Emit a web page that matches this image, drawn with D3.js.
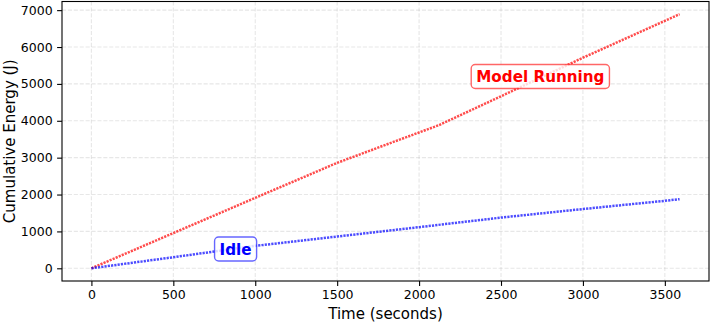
<!DOCTYPE html>
<html>
<head>
<meta charset="utf-8">
<script src="https://cdn.jsdelivr.net/npm/d3@7"></script>
<style>
  body { margin: 0; background: #fff; }
  text { font-family: "DejaVu Sans", sans-serif; }
</style>
</head>
<body>
<div id="chart"></div>
<script>
let runTime = [0, 500, 1000, 1500, 1800, 2120, 2500, 3000, 3300, 3590];
let runEnergy = [0, 955, 1910, 2860, 3355, 3880, 4665, 5710, 6310, 6890];
let idleTime = [0, 500, 750, 1000, 1500, 2000, 2500, 3000, 3500, 3590];
let idleEnergy = [0, 300, 455, 609, 862, 1116, 1375, 1607, 1830, 1875];
let xTicks = [0, 500, 1000, 1500, 2000, 2500, 3000, 3500];
let yTicks = [0, 1000, 2000, 3000, 4000, 5000, 6000, 7000];
let labels = ["Model Running", "Idle"];
let labelAt = [[2740, 5200], [880, 522]];
let colors = ["#ff0000", "#0000ff"];

let W = 718, H = 323;
let margin = {top: 1.5, right: 9, bottom: 42, left: 62};
let width = W - margin.left - margin.right,
    height = H - margin.top - margin.bottom;

let svg = d3.select("#chart").append("svg")
    .attr("width", W)
    .attr("height", H)
  .append("g")
    .attr("transform", "translate(" + margin.left + "," + margin.top + ")");

let pad = (lo, hi) => [lo - (hi - lo) * 0.05, hi + (hi - lo) * 0.05];

let x = d3.scaleLinear()
    .domain(pad(0, d3.max(runTime.concat(idleTime))))
    .range([0, width]);
let y = d3.scaleLinear()
    .domain(pad(0, d3.max(runEnergy.concat(idleEnergy))))
    .range([height, 0]);

// grid
svg.append("g").selectAll("line")
    .data(xTicks)
  .enter().append("line")
    .attr("x1", d => x(d)).attr("x2", d => x(d))
    .attr("y1", 0).attr("y2", height)
    .attr("stroke", "#b0b0b0").attr("stroke-opacity", 0.3)
    .attr("stroke-width", 1.1).attr("stroke-dasharray", "4.1,1.8");
svg.append("g").selectAll("line")
    .data(yTicks)
  .enter().append("line")
    .attr("y1", d => y(d)).attr("y2", d => y(d))
    .attr("x1", 0).attr("x2", width)
    .attr("stroke", "#b0b0b0").attr("stroke-opacity", 0.3)
    .attr("stroke-width", 1.1).attr("stroke-dasharray", "4.1,1.8");

// series
let line = d3.line()
    .x(d => x(d[0]))
    .y(d => y(d[1]));

let series = [
  d3.zip(runTime, runEnergy),
  d3.zip(idleTime, idleEnergy)
];

series.forEach((s, i) => {
  svg.append("path")
      .datum(s)
      .attr("d", line)
      .attr("fill", "none")
      .attr("stroke", colors[i])
      .attr("stroke-opacity", 0.7)
      .attr("stroke-width", 2.5)
      .attr("stroke-dasharray", "2.2,1.1");
});

// axes
let xAxis = d3.axisBottom(x).tickValues(xTicks).tickSize(4.9).tickPadding(4.5).tickFormat(d3.format("d"));
let yAxis = d3.axisLeft(y).tickValues(yTicks).tickSize(4.9).tickPadding(4.5).tickFormat(d3.format("d"));

svg.append("g")
    .attr("transform", "translate(0," + height + ")")
    .call(xAxis);
svg.append("g")
    .call(yAxis);

svg.selectAll(".domain").remove();
svg.selectAll(".tick line").attr("stroke", "#000").attr("stroke-width", 1.1);
svg.selectAll(".tick text")
    .style("font-size", "12.5px")
    .style("font-family", "DejaVu Sans")
    .attr("fill", "#000");

// frame
svg.append("rect")
    .attr("width", width)
    .attr("height", height)
    .attr("fill", "none")
    .attr("stroke", "#000")
    .attr("stroke-width", 1.1);

// axis titles
svg.append("text")
    .attr("x", width / 2)
    .attr("y", height + 38)
    .text("Time (seconds)")
    .style("font-size", "15px")
    .style("text-anchor", "middle");

svg.append("text")
    .attr("transform", "translate(" + (-47) + "," + (height / 2) + ") rotate(-90)")
    .text("Cumulative Energy (J)")
    .style("font-size", "15px")
    .style("text-anchor", "middle");

// annotations
labels.forEach((lab, i) => {
  let g = svg.append("g")
      .attr("transform", "translate(" + x(labelAt[i][0]) + "," + y(labelAt[i][1]) + ")");
  let box = g.append("rect");
  let t = g.append("text")
      .text(lab)
      .attr("y", 0)
      .attr("dy", "0.36em")
      .style("font-size", "15.2px")
      .style("font-weight", "bold")
      .style("text-anchor", "middle")
      .attr("fill", colors[i]);
  let bb = t.node().getBBox();
  let p = 5;
  box.attr("x", bb.x - p)
      .attr("y", -12)
      .attr("width", bb.width + 2 * p)
      .attr("height", 24)
      .attr("rx", 4)
      .attr("fill", "#fff")
      .attr("fill-opacity", 0.8)
      .attr("stroke", colors[i])
      .attr("stroke-opacity", 0.6)
      .attr("stroke-width", 1.4);
});
</script>
</body>
</html>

_ _ _

_JOB:_ Your task is to reproduce exactly the lines from the start of the data above through the line containing "let pad = (lo, hi)", leaving every picture out.

_RESPONSE TO THE EXERCISE:_
Emit a web page that matches this image, drawn with D3.js.
<!DOCTYPE html>
<html>
<head>
<meta charset="utf-8">
<script src="https://cdn.jsdelivr.net/npm/d3@7"></script>
<style>
  body { margin: 0; background: #fff; }
  text { font-family: "DejaVu Sans", sans-serif; }
</style>
</head>
<body>
<div id="chart"></div>
<script>
let runTime = [0, 500, 1000, 1500, 1800, 2120, 2500, 3000, 3300, 3590];
let runEnergy = [0, 955, 1910, 2860, 3355, 3880, 4665, 5710, 6310, 6890];
let idleTime = [0, 500, 750, 1000, 1500, 2000, 2500, 3000, 3500, 3590];
let idleEnergy = [0, 300, 455, 609, 862, 1116, 1375, 1607, 1830, 1875];
let xTicks = [0, 500, 1000, 1500, 2000, 2500, 3000, 3500];
let yTicks = [0, 1000, 2000, 3000, 4000, 5000, 6000, 7000];
let labels = ["Model Running", "Idle"];
let labelAt = [[2740, 5200], [880, 522]];
let colors = ["#ff0000", "#0000ff"];

let W = 718, H = 323;
let margin = {top: 1.5, right: 9, bottom: 42, left: 62};
let width = W - margin.left - margin.right,
    height = H - margin.top - margin.bottom;

let svg = d3.select("#chart").append("svg")
    .attr("width", W)
    .attr("height", H)
  .append("g")
    .attr("transform", "translate(" + margin.left + "," + margin.top + ")");

let pad = (lo, hi) => [lo - (hi - lo) * 0.05, hi + (hi - lo) * 0.05];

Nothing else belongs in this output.